"It profits me but little that a vigilant authority always protects the tranquillity of my pleasures and constantly averts all dangers from my path, without my care or concern, if this same authority is the absolute master of my liberty and my life."

--Alexis de Tocqueville, Democracy in America

Tuesday, November 27, 2012

Why Buffett is Wrong

In an op-ed yesterday, Warren Buffett offers this ahistorical nonsense about the impact of tax rates on investment:

Between 1951 and 1954, when the capital gains rate was 25 percent and marginal rates on dividends reached 91 percent in extreme cases, I sold securities and did pretty well.... Never did anyone mention taxes as a reason to forgo an investment opportunity that I offered.

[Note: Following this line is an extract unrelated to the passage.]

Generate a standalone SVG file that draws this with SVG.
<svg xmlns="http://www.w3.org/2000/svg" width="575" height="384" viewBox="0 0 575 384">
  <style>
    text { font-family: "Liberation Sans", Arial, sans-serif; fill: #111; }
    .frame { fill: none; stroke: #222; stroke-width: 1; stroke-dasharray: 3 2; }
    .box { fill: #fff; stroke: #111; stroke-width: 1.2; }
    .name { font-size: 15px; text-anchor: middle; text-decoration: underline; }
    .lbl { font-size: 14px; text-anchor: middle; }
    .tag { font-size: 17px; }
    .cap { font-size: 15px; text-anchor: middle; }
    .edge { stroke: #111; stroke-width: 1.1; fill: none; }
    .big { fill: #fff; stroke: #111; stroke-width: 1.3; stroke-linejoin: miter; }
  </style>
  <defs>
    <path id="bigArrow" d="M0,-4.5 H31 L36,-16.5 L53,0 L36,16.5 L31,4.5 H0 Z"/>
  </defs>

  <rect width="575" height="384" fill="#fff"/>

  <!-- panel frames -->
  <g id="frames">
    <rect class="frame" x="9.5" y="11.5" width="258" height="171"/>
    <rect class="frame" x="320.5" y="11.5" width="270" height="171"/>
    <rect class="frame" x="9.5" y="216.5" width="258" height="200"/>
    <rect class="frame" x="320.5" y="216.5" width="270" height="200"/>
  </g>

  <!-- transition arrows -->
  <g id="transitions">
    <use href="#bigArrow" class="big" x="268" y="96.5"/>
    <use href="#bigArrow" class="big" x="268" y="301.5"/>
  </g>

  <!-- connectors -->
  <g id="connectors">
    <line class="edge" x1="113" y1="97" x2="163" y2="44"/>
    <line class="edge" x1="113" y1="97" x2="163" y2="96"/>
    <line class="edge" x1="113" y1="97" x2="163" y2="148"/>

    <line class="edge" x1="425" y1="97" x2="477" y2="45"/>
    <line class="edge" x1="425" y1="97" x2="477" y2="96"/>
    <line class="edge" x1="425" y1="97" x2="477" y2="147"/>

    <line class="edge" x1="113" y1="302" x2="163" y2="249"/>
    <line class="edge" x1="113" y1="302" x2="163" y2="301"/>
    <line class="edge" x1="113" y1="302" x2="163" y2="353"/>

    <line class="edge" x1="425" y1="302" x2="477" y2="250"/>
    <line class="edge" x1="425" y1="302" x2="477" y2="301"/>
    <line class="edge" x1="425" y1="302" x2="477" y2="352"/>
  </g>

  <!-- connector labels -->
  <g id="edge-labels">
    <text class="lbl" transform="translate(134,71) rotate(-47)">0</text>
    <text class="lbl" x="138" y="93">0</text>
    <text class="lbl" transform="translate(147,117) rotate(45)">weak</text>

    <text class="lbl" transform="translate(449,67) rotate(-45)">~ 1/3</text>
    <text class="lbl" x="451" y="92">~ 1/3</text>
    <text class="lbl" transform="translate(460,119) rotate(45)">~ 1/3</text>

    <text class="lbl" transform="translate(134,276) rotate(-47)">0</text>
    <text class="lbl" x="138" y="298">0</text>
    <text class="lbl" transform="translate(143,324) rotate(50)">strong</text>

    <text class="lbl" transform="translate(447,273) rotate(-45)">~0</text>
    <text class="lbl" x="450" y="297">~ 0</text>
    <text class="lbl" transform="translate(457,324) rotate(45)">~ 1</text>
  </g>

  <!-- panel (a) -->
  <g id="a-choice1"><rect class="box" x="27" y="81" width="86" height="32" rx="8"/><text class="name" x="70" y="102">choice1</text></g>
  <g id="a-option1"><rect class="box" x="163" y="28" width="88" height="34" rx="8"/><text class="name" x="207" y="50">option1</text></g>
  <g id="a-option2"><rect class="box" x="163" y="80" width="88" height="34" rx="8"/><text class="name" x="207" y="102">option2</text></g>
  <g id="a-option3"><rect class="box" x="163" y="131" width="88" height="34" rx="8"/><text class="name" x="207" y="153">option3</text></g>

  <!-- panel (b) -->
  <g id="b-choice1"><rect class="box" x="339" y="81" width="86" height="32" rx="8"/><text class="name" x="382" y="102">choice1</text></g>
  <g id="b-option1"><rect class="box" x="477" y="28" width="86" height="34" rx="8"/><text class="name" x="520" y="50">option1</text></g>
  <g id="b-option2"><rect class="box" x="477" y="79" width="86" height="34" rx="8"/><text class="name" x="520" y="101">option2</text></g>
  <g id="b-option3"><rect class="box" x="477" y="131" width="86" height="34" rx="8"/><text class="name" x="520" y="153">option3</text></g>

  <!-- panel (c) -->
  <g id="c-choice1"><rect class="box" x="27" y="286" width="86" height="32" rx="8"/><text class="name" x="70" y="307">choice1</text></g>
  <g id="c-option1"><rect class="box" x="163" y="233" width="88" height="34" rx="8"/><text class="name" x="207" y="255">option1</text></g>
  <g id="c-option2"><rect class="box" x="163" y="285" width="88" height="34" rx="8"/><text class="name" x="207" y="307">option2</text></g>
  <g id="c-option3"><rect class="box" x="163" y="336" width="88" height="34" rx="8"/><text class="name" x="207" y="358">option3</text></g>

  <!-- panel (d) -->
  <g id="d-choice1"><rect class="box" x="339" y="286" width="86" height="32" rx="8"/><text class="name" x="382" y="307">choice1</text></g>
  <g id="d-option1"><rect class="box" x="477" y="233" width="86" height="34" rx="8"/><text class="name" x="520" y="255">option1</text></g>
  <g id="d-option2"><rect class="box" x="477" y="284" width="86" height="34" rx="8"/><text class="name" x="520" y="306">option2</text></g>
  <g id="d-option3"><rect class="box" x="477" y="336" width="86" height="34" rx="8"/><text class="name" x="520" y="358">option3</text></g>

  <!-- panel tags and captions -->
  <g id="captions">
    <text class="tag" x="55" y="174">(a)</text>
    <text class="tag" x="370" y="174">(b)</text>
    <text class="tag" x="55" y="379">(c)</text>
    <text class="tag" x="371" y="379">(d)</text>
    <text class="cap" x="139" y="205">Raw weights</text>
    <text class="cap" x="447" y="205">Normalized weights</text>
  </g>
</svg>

Under those burdensome rates, moreover, both employment and the gross domestic product (a measure of the nation’s economic output) increased at a rapid clip. The middle class and the rich alike gained ground.

So let’s forget about the rich and ultrarich going on strike and stuffing their ample funds under their mattresses if — gasp — capital gains rates and ordinary income rates are increased. The ultrarich, including me, will forever pursue investment opportunities.

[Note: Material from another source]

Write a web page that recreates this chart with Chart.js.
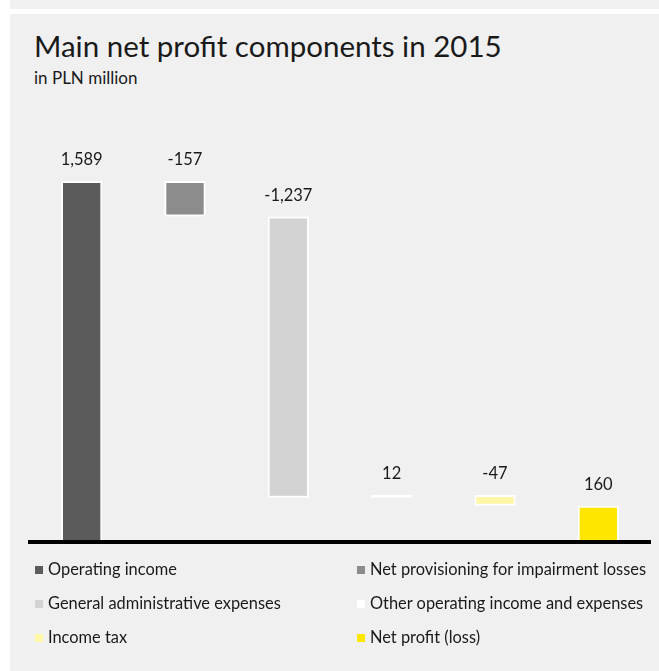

Hmmm... what had just happened in the world of the early 1950s?   A cataclysmic world war in Europe and Asia.   France and Germany and Italy were, for all intents and purposes, economically destroyed.   Japan was destroyed.   Korea was in the midst of a civil war.   China was entering a dark night of communism that would last for fifty-plus years.   To be sure, the ultrich will always pursue investment opportunities, and in the 1950s they pursued them in America, the global hyperpower whose industrial base had been rejuvenated in the war, while our competitors had been destroyed.  But today, all of those countries that were destroyed are now huge investment opportunities for the ultrarich, the rich, the semi-rich, and the want-to-be-rich.   If American tax rates become confiscatory or punitive, which appears to be the goal of Obama and willing dupes like Buffett (who has already made his billions), capital will flow to countries where investment and income and wealth aren't treated like evils.   Where in 1951 that might have been difficult, in 2013 international investment in a global economy is a mouse-click away. 

Buffett knows this, of course.   But he's looking at his legacy, and playing to the elites he sees at cocktail parties.   Adulation from the beautiful people is an intoxicating elixir for an elderly man.  

I don't want to hear from Buffett.   I want to hear from the 35 year-old entrepreneur who hasn't made his first million yet.   The Buffetts of today vote Democratic; the Buffetts of tomorrow should be voting Republican.